WHAT TO PRODUCE >> Return the material exactly, first line through the line containing "(0,0) rectangle (692,534);", and nothing more. Pictures stay out.

COLLECTED DATA >>
************

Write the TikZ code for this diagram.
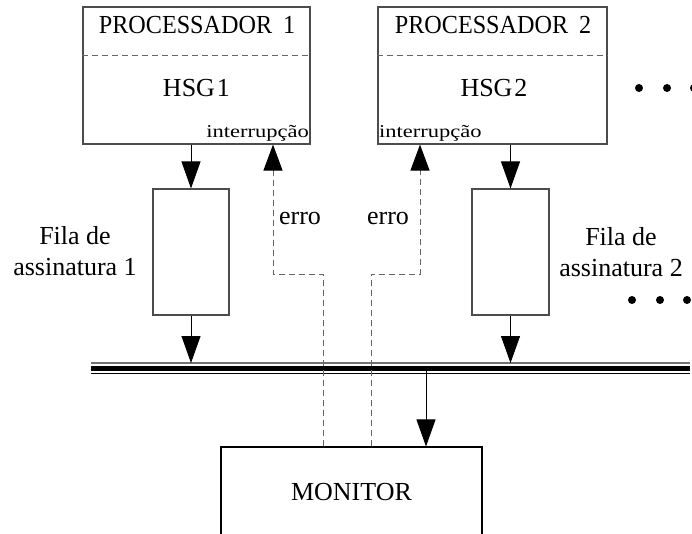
\documentclass[tikz,border=0pt]{standalone}
\usepackage{fontspec}
\usepackage{graphicx}
\setmainfont{Liberation Serif}
\usetikzlibrary{arrows.meta}
\begin{document}
\begin{tikzpicture}[x=1pt,y=-1pt,
  box/.style={draw=black!70, line width=1.1pt, inner sep=0pt},
  big/.style={font=\fontsize{26}{31}\selectfont, inner sep=0pt},
  small/.style={font=\fontsize{18}{22}\selectfont, inner sep=0pt},
  arr/.style={line width=0.9pt, -{Triangle[length=27pt,width=19pt]}},
  err/.style={dash pattern=on 6pt off 4pt, draw=black!60, line width=1pt,
    -{Triangle[length=26pt,width=19pt,color=black]}},
  sep/.style={dash pattern=on 6pt off 4pt, draw=black!60, line width=1pt},
  dot/.style={circle, fill=black, inner sep=0pt, minimum size=8pt}
]
\clip (0,0) rectangle (692,534);

% processors
\node[box, minimum width=227pt, minimum height=137pt] (p1) at (196.5,75.5) {};
\node[box, minimum width=229pt, minimum height=137pt] (p2) at (492.5,75.5) {};
\draw[sep] ([yshift=-49pt]p1.north west) -- ([yshift=-49pt]p1.north east);
\draw[sep] ([yshift=-49pt]p2.north west) -- ([yshift=-49pt]p2.north east);
\node[big, anchor=base] (t1) at (197,34) {\scalebox{0.93}[1]{PROCESSADOR\hspace{0.45em}1}};
\node[big, anchor=base] (h1) at (196.5,97) {HSG\kern2pt1};
\node[big, anchor=base] (t2) at (493,34) {\scalebox{0.93}[1]{PROCESSADOR\hspace{0.45em}2}};
\node[big, anchor=base] (h2) at (494,97) {HSG\kern2pt2};
\node[small, anchor=base east] (ir1) at (309,138) {\scalebox{1.25}[1]{interrupção}};
\node[small, anchor=base west] (ir2) at (379,138) {\scalebox{1.25}[1]{interrupção}};

% signature queues
\node[box, minimum width=76pt, minimum height=126pt] (f1) at (191,252) {};
\node[box, minimum width=77pt, minimum height=126pt] (f2) at (510.5,252) {};
\node[big, align=center] (fl1) at (75,251) {Fila de\\assinatura 1};
\node[big, align=center] (fl2) at (621,252) {Fila de\\assinatura 2};

% bus
\coordinate (busL) at (91,363);
\coordinate (busR) at (690,363);
\draw[black!55, line width=1.5pt] (busL) -- (busR);
\draw[line width=4.5pt] ([yshift=-5.5pt]busL) -- ([yshift=-5.5pt]busR);
\draw[line width=1pt] ([yshift=-10.5pt]busL) -- ([yshift=-10.5pt]busR);

% monitor
\node[box, draw=black, minimum width=261pt, minimum height=90pt,
  font=\fontsize{26}{31}\selectfont] (mon) at (351.5,492) {MONITOR};

% data arrows
\draw[arr] (f1.north |- p1.south) -- (f1.north);
\draw[arr] (f2.north |- p2.south) -- (f2.north);
\draw[arr] (f1.south) -- (f1.south |- busL);
\draw[arr] (f2.south) -- (f2.south |- busL);
\coordinate (mt) at (426,371);
\draw[arr] (mt) -- (mt |- mon.north);

% error paths
\coordinate (e1) at (323,274);
\coordinate (u1) at (273,274);
\coordinate (e2) at (371,274);
\coordinate (u2) at (420,274);
\draw[err] (mon.north -| e1) -- (e1) -- (u1) -- (u1 |- p1.south);
\draw[err] (mon.north -| e2) -- (e2) -- (u2) -- (u2 |- p2.south);
\node[big, anchor=base] (er1) at (300,225) {erro};
\node[big, anchor=base] (er2) at (388,225) {erro};

% ellipses
\node[dot] (d1) at (639,88) {};
\node[dot] (d2) at (667,88) {};
\node[dot] (d3) at (694,88) {};
\node[dot] (d4) at (632,300) {};
\node[dot] (d5) at (660,300) {};
\node[dot] (d6) at (687,300) {};
\end{tikzpicture}
\end{document}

************

FULL ANSWER >>
Write the TikZ code for this diagram.
\documentclass[tikz,border=0pt]{standalone}
\usepackage{fontspec}
\usepackage{graphicx}
\setmainfont{Liberation Serif}
\usetikzlibrary{arrows.meta}
\begin{document}
\begin{tikzpicture}[x=1pt,y=-1pt,
  box/.style={draw=black!70, line width=1.1pt, inner sep=0pt},
  big/.style={font=\fontsize{26}{31}\selectfont, inner sep=0pt},
  small/.style={font=\fontsize{18}{22}\selectfont, inner sep=0pt},
  arr/.style={line width=0.9pt, -{Triangle[length=27pt,width=19pt]}},
  err/.style={dash pattern=on 6pt off 4pt, draw=black!60, line width=1pt,
    -{Triangle[length=26pt,width=19pt,color=black]}},
  sep/.style={dash pattern=on 6pt off 4pt, draw=black!60, line width=1pt},
  dot/.style={circle, fill=black, inner sep=0pt, minimum size=8pt}
]
\clip (0,0) rectangle (692,534);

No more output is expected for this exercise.